Once all the dependencies have been installed, run the following command to build the library:
dub build -c library-novtk -b release --compiler=ldc2
This command builds the library without vtk support as a portable release build using the ldc compiler. There are a number of different configurations and build types that can be used.
Configuration | Description |
---|---|
debug | Basic debug mode, no optimizations. |
release | Portable release build. Non-CPU specific optimizations enabled |
release-native | Native release build. Optimizes for host CPU |
release-native-512 | Native release build. Optimizes for host CPU, Encourages use of AVX512 instructions, suppressing compiler instruction heuristics |
release-generic-avx | Portable release mode with AVX enabled |
release-generic-avx2 | Portable release mode with AVX2 enabled |
release-generic-avx512f | Portable release mode with AVX512F enabled |
OpenCOPTER has been designed so that the compilers auto-vectorizer can be judiciously employed. This means that there may be large performance gains by using the -native
build types. However it is important to note that these builds will not be portable.
Build Type | Description |
---|---|
library | Builds the dynamic library for use with other D code. No python wrappers included |
library-novtk | Builds the dynamic library for use with other D code. Python wrappers and VTK support excluded |
library-python | Builds the dynamic library for use with other D code. Python wrappers are built for the specific version of python. can be any of 33, 34, 35, 36, 37, 38, 39, or 310 |
library-python-novtk | Builds the dynamic library for use with other D code. VTK support excluded. Python wrappers are built for the specific version of python. can be any of 33, 34, 35, 36, 37, 38, 39, or 310 |
-novtk
The configurations that have a -novtk
suffix disable linking to the libvtk libraries and turns OpenCOPTER vtu* functions into no-ops.

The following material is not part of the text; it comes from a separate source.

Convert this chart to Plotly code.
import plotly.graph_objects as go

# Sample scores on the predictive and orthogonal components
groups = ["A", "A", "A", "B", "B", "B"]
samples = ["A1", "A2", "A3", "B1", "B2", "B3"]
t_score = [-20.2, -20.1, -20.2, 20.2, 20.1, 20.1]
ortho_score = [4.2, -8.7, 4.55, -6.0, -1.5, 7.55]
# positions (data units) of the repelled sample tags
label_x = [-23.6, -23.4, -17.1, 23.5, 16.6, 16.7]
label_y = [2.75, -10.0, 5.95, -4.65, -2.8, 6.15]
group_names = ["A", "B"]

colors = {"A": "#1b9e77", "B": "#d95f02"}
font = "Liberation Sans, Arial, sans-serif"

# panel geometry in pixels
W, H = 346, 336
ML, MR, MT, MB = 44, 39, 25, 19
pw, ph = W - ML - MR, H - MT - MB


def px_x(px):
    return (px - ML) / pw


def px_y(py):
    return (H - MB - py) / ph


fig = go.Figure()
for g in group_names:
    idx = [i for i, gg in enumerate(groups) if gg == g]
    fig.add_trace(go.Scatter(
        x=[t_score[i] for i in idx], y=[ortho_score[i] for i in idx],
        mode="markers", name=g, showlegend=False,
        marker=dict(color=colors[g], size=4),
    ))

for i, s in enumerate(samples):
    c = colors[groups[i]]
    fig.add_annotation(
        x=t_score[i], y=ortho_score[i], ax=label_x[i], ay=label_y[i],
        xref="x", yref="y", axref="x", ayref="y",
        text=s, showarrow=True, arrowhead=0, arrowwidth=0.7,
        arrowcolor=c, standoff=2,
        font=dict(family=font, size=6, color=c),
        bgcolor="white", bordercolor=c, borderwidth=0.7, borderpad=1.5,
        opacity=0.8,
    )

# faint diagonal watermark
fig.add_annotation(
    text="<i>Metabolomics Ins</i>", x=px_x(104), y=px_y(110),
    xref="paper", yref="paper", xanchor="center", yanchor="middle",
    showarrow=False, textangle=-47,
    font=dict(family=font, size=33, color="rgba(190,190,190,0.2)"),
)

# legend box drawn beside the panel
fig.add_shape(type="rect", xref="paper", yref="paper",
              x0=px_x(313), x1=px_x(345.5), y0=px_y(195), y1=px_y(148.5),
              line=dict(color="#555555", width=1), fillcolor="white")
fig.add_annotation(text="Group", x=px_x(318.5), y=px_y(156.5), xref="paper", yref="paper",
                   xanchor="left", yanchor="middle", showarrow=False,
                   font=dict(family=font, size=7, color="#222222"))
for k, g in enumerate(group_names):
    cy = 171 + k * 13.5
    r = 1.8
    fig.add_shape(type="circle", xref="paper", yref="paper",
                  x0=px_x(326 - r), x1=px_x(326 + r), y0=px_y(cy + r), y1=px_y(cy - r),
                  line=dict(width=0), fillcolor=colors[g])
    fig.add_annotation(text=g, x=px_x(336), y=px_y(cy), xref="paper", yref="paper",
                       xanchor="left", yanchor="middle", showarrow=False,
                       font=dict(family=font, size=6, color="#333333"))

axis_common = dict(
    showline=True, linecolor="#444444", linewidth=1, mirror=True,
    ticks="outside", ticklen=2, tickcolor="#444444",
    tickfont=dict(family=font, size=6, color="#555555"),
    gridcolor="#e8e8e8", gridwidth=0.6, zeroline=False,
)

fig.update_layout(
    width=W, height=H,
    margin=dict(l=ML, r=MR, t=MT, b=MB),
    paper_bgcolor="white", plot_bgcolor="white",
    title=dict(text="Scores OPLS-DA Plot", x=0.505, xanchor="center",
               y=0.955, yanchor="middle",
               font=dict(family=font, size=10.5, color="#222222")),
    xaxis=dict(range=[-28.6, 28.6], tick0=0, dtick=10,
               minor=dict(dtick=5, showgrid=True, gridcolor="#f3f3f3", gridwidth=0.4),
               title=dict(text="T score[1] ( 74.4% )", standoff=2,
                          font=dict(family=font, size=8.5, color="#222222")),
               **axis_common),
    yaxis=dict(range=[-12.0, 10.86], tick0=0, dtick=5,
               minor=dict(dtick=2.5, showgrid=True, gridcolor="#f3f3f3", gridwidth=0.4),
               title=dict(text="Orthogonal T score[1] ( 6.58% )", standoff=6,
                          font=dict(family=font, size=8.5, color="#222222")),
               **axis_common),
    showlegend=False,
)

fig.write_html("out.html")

This ensures that no source code changes are required when building without libvtk support.
All that needs to be done to run the example after libopencopter has been built with python support is running the following command in the examples/python directory:
python3 example.py
The HART-II validation can also be referenced as an example project. It has a number of command line arguments that can be set to control the collective pitch of the rotor, the lateral and longitudinal cyclic, and more. To get a full list of command line options, on the command line run:
./hart_val -h
OC Fly is a python front-end for OpenCOPTER. It takes input files in the form of JSON describing a vehicle configuration and flight conditions. OC Fly can be run in parallel using MPI, running one input case per provided core.
OC Fly has the following dependencies:
- Numpy
- Scipy
- mpi4py
- pyjson5
These can be installed through your package manager, pip, or an anaconda distribution.
The geometry JSON file has the following layout:
[
{
"name": "vehicle name",
"rotors": [
{
"radius": 1.5,
"origin": [0, 0, 0],
"number_of_blades": 3,
"blade": {
"AR": 7.5,
"theta_tw": -8.0
}
},
{
"radius": 1.5,
"origin": [-3, 0, 0.25],
"number_of_blades": 3,
"blade": {
"AR": 7.5,
"theta_tw": -8.0
}
}
]
}
]
At the top level is an array of Aircraft
objects so multiple vehicles can be defined in a single file. The fields expected in an Aircraft
objects is as follows:
Field | Description |
---|---|
name |
Name of the vehicle. A directory will be created with this name that stores all output files |
rotors |
An array of Rotor objects defining the geometry of each rotor on the aircraft |
Each Rotor
object has the following fields:
Field | Description |
---|---|
radius |
Radius of the rotor. Units don't matter as long as all input units are consistent |
origin |
Origin of the rotor center specified in non-dimensionally |
number_of_blades |
Optional. Number of blades on the rotor |
blade |
Optional. Blade object to be used for all number_of_blades blades |
blades |
Optional. Array of Blade objects. If this is specified, number_of_blades and the blade field are ignored |
Each Blade
object has the following fields:
Field | Description |
---|---|
AR |
aspect ratio of the blade |
theta_tw |
Linear twist slope of the blade |
The parameters file contains two top-level fields: the first field defines the computational parameters, and the second field defines the flight condition for all vehicles to be simulated at. The parameter file has the following layout:
{
"computational_parameters": {
"d_psi": 1.0,
"spanwise_elements": 48,
"shed_history_angle": 45.0,
"convergence_criteria": 1.0e-4
},
"flight_conditions": [
{
"aoa": 0.0,
"aoa_rotors": [0, 0],
"density": 1.125,
"omegas": [ 109.12, -109.12 ],
"sos": 343,
"c_t": [0.005, 0.005],
"collective": [5.06, 5.06],
"V_inf": 30.0
}
]
}
The computational_parameters
object has the following fields:
Field | Description |
---|---|
d_psi |
The delta azimuth angle to step the simulation by. The fastest rotor is used to compute the timestep from this angle |
spanwise_elements |
The number of spanwise elements of the blade. This will be rounded up to the nearest multiple of 8 |
shed_history_angle |
The amount of shed wake history to maintain. Defined in degrees azimuth |
convergence_criteria |
The convergence criteria of the wake. All wake filaments must must converge to less than this value over a revolution |
The flight_conditions
field is an array of flight_condition
objects that have the following fields:
Field | Description |
---|---|
aoa |
Optional, un-used if aoa_rotors is defined. The freestream velocity angle relative to the tip-path-plane of all rotors |
aoa_rotors |
Optional. The freestream velocity angle relative to the tip-path-plane of each specific rotors. Allows rotors to have different orientations from each other |
density |
The reference density |
omegas |
Array of rotor angular velocities, specified in rad/s. Positive is counter-clockwise rotation, Negative is clockwise rotation |
sos |
The reference speed of sound |
c_t |
Optional. An array of thrust coefficients to trim each rotor to |
collective |
Optional, ignored if c_t is set. An array of collective pitches to set each rotor to |
V_inf |
The reference free-stream velocity |
If multiple flight_condition
s are specified, oc_fly will simulate each one.